Give the data again exactly as written, skipping any pictures.

** Start INFORMATION PROVIDED **

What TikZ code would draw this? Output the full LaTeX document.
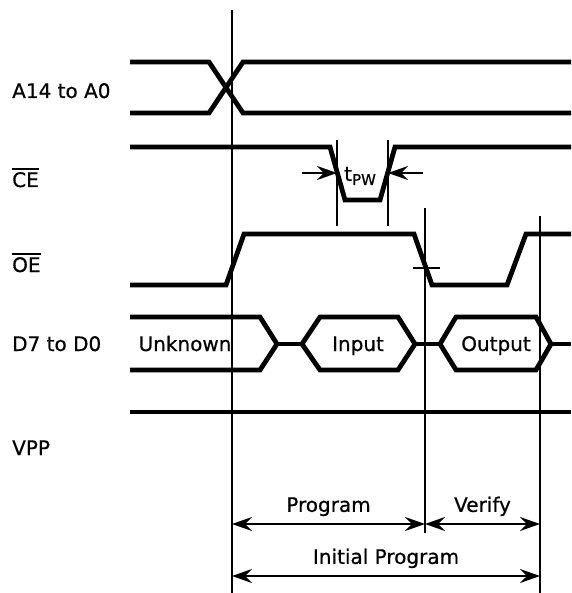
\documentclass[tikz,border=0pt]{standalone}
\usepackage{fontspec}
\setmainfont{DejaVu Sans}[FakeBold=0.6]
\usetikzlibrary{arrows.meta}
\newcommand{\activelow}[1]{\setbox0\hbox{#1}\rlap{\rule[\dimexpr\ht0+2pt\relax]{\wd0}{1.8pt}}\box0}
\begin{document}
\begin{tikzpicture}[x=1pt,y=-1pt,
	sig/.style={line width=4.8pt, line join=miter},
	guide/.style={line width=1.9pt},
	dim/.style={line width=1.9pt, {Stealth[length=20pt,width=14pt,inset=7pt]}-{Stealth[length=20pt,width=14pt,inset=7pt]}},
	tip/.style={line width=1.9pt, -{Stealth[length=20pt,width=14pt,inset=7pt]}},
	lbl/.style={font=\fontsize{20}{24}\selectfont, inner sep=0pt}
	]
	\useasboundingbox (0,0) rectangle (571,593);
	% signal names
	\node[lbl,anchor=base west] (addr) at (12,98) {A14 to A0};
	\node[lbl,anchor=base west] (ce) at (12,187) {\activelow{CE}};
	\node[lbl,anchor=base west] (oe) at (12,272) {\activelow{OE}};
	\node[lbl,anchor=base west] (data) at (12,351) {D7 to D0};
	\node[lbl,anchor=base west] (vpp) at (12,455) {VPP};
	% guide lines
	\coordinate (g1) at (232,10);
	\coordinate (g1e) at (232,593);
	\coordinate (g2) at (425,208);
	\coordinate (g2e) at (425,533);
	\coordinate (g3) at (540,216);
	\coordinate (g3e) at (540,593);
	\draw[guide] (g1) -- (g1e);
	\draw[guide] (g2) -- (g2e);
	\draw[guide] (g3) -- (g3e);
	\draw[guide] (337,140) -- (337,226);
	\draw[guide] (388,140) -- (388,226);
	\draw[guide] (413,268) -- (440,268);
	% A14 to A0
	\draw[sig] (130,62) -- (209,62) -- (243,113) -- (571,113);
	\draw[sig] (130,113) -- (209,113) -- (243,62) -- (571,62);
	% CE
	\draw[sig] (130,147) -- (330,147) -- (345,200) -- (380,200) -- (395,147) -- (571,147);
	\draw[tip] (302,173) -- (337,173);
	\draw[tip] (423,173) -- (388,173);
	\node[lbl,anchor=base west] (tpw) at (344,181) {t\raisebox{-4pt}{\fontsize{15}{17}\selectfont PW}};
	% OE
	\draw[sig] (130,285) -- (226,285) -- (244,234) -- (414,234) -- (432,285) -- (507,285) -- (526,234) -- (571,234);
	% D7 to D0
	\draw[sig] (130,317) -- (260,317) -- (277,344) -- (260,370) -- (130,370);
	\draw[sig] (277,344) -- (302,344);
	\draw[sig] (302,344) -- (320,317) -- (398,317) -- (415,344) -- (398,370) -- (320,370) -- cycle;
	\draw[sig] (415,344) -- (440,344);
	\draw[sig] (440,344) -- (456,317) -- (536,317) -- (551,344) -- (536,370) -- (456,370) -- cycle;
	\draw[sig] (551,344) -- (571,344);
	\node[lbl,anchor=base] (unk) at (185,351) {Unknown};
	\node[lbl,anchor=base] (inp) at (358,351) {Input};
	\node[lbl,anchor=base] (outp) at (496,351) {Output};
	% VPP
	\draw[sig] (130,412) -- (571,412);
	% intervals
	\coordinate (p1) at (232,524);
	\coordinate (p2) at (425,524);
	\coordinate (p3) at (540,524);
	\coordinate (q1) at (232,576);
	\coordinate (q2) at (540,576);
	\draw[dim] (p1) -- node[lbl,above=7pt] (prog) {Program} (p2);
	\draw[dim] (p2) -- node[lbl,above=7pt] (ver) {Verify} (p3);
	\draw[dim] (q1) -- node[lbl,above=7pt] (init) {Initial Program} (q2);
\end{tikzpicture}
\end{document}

** End INFORMATION PROVIDED **

- _WRITTEN REPLY_
What TikZ code would draw this? Output the full LaTeX document.
\documentclass[tikz,border=0pt]{standalone}
\usepackage{fontspec}
\setmainfont{DejaVu Sans}[FakeBold=0.6]
\usetikzlibrary{arrows.meta}
\newcommand{\activelow}[1]{\setbox0\hbox{#1}\rlap{\rule[\dimexpr\ht0+2pt\relax]{\wd0}{1.8pt}}\box0}
\begin{document}
\begin{tikzpicture}[x=1pt,y=-1pt,
	sig/.style={line width=4.8pt, line join=miter},
	guide/.style={line width=1.9pt},
	dim/.style={line width=1.9pt, {Stealth[length=20pt,width=14pt,inset=7pt]}-{Stealth[length=20pt,width=14pt,inset=7pt]}},
	tip/.style={line width=1.9pt, -{Stealth[length=20pt,width=14pt,inset=7pt]}},
	lbl/.style={font=\fontsize{20}{24}\selectfont, inner sep=0pt}
	]
	\useasboundingbox (0,0) rectangle (571,593);
	% signal names
	\node[lbl,anchor=base west] (addr) at (12,98) {A14 to A0};
	\node[lbl,anchor=base west] (ce) at (12,187) {\activelow{CE}};
	\node[lbl,anchor=base west] (oe) at (12,272) {\activelow{OE}};
	\node[lbl,anchor=base west] (data) at (12,351) {D7 to D0};
	\node[lbl,anchor=base west] (vpp) at (12,455) {VPP};
	% guide lines
	\coordinate (g1) at (232,10);
	\coordinate (g1e) at (232,593);
	\coordinate (g2) at (425,208);
	\coordinate (g2e) at (425,533);
	\coordinate (g3) at (540,216);
	\coordinate (g3e) at (540,593);
	\draw[guide] (g1) -- (g1e);
	\draw[guide] (g2) -- (g2e);
	\draw[guide] (g3) -- (g3e);
	\draw[guide] (337,140) -- (337,226);
	\draw[guide] (388,140) -- (388,226);
	\draw[guide] (413,268) -- (440,268);
	% A14 to A0
	\draw[sig] (130,62) -- (209,62) -- (243,113) -- (571,113);
	\draw[sig] (130,113) -- (209,113) -- (243,62) -- (571,62);
	% CE
	\draw[sig] (130,147) -- (330,147) -- (345,200) -- (380,200) -- (395,147) -- (571,147);
	\draw[tip] (302,173) -- (337,173);
	\draw[tip] (423,173) -- (388,173);
	\node[lbl,anchor=base west] (tpw) at (344,181) {t\raisebox{-4pt}{\fontsize{15}{17}\selectfont PW}};
	% OE
	\draw[sig] (130,285) -- (226,285) -- (244,234) -- (414,234) -- (432,285) -- (507,285) -- (526,234) -- (571,234);
	% D7 to D0
	\draw[sig] (130,317) -- (260,317) -- (277,344) -- (260,370) -- (130,370);
	\draw[sig] (277,344) -- (302,344);
	\draw[sig] (302,344) -- (320,317) -- (398,317) -- (415,344) -- (398,370) -- (320,370) -- cycle;
	\draw[sig] (415,344) -- (440,344);
	\draw[sig] (440,344) -- (456,317) -- (536,317) -- (551,344) -- (536,370) -- (456,370) -- cycle;
	\draw[sig] (551,344) -- (571,344);
	\node[lbl,anchor=base] (unk) at (185,351) {Unknown};
	\node[lbl,anchor=base] (inp) at (358,351) {Input};
	\node[lbl,anchor=base] (outp) at (496,351) {Output};
	% VPP
	\draw[sig] (130,412) -- (571,412);
	% intervals
	\coordinate (p1) at (232,524);
	\coordinate (p2) at (425,524);
	\coordinate (p3) at (540,524);
	\coordinate (q1) at (232,576);
	\coordinate (q2) at (540,576);
	\draw[dim] (p1) -- node[lbl,above=7pt] (prog) {Program} (p2);
	\draw[dim] (p2) -- node[lbl,above=7pt] (ver) {Verify} (p3);
	\draw[dim] (q1) -- node[lbl,above=7pt] (init) {Initial Program} (q2);
\end{tikzpicture}
\end{document}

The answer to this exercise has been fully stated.